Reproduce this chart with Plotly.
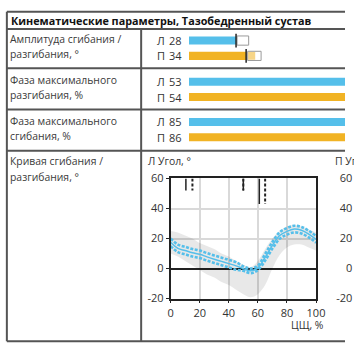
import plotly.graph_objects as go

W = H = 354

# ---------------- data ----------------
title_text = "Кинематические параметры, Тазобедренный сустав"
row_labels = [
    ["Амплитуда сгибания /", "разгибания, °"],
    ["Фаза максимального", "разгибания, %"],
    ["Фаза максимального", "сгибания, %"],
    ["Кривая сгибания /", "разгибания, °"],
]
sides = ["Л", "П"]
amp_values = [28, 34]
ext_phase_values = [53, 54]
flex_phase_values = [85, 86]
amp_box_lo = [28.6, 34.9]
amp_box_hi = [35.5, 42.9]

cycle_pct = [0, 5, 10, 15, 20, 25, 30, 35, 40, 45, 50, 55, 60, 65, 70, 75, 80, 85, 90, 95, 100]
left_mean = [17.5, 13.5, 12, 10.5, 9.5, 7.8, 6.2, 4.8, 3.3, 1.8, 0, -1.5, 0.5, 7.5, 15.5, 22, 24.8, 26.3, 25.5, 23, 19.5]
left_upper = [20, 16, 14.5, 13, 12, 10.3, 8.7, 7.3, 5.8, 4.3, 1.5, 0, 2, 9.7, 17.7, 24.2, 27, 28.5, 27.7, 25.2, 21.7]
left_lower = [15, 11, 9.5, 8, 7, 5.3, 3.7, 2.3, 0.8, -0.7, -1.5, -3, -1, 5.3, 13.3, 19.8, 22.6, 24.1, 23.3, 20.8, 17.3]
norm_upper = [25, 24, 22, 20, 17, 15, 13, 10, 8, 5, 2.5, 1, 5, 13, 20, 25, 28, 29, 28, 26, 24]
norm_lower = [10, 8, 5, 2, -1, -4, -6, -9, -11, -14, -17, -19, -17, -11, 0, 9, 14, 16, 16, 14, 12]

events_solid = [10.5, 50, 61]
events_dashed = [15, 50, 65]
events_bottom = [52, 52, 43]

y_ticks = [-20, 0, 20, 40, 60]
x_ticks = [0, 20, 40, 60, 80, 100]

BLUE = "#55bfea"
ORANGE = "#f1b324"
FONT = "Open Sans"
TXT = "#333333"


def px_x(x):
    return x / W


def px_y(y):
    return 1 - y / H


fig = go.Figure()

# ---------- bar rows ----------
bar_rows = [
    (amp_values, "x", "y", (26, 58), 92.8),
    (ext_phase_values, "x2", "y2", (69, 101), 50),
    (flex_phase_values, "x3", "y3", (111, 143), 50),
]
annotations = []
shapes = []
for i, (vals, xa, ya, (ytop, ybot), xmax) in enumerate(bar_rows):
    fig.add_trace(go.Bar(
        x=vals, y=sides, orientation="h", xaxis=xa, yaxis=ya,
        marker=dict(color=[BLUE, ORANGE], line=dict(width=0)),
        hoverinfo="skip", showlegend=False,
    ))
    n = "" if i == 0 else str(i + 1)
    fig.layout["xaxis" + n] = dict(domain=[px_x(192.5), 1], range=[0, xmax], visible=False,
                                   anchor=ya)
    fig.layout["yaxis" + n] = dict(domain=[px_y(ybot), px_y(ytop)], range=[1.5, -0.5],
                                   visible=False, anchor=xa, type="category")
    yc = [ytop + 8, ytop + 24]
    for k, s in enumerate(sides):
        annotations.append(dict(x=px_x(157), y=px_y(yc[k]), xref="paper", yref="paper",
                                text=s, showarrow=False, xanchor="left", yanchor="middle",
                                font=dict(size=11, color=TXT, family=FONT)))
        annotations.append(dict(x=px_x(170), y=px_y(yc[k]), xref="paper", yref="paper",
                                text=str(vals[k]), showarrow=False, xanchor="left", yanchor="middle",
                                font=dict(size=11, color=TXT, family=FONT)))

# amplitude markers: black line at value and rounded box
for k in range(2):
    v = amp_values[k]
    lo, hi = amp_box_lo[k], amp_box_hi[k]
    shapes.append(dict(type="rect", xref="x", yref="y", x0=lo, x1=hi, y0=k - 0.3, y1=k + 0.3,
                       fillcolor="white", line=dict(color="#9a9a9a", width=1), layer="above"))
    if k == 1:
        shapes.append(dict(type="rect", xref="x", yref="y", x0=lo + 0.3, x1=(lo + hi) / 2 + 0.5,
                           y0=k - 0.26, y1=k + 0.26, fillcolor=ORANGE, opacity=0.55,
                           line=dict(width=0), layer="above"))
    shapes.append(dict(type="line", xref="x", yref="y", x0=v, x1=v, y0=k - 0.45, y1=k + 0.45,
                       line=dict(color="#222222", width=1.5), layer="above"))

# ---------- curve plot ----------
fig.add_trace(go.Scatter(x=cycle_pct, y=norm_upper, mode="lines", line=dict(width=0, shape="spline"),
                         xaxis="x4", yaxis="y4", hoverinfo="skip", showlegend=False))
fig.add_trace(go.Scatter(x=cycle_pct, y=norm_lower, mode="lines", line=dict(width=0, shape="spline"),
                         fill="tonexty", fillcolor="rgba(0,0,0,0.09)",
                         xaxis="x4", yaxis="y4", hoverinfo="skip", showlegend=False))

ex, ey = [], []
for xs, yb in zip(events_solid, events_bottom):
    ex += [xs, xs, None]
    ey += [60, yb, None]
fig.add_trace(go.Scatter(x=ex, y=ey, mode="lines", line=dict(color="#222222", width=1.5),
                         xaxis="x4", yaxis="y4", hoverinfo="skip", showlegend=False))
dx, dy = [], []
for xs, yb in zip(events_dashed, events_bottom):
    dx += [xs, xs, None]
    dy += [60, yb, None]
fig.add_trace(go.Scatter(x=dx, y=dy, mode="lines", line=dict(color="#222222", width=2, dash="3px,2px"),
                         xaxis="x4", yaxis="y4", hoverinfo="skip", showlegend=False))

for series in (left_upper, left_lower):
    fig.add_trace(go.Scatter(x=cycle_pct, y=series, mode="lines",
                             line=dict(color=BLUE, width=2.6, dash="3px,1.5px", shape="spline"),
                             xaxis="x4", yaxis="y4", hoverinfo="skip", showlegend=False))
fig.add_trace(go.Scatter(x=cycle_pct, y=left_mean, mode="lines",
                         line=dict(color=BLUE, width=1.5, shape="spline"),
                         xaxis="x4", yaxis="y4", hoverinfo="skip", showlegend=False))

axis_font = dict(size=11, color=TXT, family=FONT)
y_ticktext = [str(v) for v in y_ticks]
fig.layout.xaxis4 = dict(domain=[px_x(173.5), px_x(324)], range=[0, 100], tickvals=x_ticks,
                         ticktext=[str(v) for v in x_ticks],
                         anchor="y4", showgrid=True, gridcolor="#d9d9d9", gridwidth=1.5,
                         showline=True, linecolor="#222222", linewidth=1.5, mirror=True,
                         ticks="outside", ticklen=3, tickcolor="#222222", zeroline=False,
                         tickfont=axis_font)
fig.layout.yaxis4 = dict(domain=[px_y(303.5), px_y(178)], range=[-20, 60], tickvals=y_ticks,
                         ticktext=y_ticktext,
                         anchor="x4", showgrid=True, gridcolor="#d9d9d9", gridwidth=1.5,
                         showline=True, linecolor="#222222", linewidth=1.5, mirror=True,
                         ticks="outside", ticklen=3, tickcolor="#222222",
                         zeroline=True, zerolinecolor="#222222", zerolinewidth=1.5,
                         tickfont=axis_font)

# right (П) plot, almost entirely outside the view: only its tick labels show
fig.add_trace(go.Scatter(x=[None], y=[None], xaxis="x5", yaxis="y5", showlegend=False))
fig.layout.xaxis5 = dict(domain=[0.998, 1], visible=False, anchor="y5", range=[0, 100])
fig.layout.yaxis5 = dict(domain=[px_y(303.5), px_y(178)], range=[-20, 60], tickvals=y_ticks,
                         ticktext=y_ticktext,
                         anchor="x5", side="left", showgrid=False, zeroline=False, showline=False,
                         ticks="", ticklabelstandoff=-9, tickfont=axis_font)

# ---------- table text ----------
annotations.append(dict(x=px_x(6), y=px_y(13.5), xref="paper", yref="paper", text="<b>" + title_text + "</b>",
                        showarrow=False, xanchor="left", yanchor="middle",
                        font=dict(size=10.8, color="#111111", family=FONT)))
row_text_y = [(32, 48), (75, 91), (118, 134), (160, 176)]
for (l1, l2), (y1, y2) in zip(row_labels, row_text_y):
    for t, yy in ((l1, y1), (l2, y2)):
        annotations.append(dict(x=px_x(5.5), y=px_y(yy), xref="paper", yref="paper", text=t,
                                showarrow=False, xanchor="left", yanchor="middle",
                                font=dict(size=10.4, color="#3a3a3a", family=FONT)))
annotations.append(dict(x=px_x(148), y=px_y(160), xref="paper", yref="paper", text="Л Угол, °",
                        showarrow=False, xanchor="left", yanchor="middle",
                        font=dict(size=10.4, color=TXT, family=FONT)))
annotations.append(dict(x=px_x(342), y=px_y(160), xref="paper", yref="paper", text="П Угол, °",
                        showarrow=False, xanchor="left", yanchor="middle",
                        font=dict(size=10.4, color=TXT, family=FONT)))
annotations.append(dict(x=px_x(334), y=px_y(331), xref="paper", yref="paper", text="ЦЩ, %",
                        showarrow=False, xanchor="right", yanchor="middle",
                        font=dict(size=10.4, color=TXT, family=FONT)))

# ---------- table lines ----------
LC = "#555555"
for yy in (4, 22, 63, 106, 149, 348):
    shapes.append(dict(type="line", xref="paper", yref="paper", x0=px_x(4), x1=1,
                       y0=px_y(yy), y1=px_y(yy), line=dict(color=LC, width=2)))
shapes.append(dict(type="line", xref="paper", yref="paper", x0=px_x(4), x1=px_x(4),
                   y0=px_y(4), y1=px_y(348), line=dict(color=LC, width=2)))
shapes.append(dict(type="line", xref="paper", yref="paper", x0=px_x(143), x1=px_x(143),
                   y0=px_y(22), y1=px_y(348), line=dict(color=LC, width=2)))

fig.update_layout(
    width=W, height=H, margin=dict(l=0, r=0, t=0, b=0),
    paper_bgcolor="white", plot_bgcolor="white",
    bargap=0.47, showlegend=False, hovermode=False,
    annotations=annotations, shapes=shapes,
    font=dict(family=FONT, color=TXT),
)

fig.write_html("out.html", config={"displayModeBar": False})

▶ _Given instruction_: Only lines belong in the copy: transcribe those from the start of the data through the line that contains "amp_box_hi = [35.5, 42.9]", and skip the pictures.

▶ _The output_:
Reproduce this chart with Plotly.
import plotly.graph_objects as go

W = H = 354

# ---------------- data ----------------
title_text = "Кинематические параметры, Тазобедренный сустав"
row_labels = [
    ["Амплитуда сгибания /", "разгибания, °"],
    ["Фаза максимального", "разгибания, %"],
    ["Фаза максимального", "сгибания, %"],
    ["Кривая сгибания /", "разгибания, °"],
]
sides = ["Л", "П"]
amp_values = [28, 34]
ext_phase_values = [53, 54]
flex_phase_values = [85, 86]
amp_box_lo = [28.6, 34.9]
amp_box_hi = [35.5, 42.9]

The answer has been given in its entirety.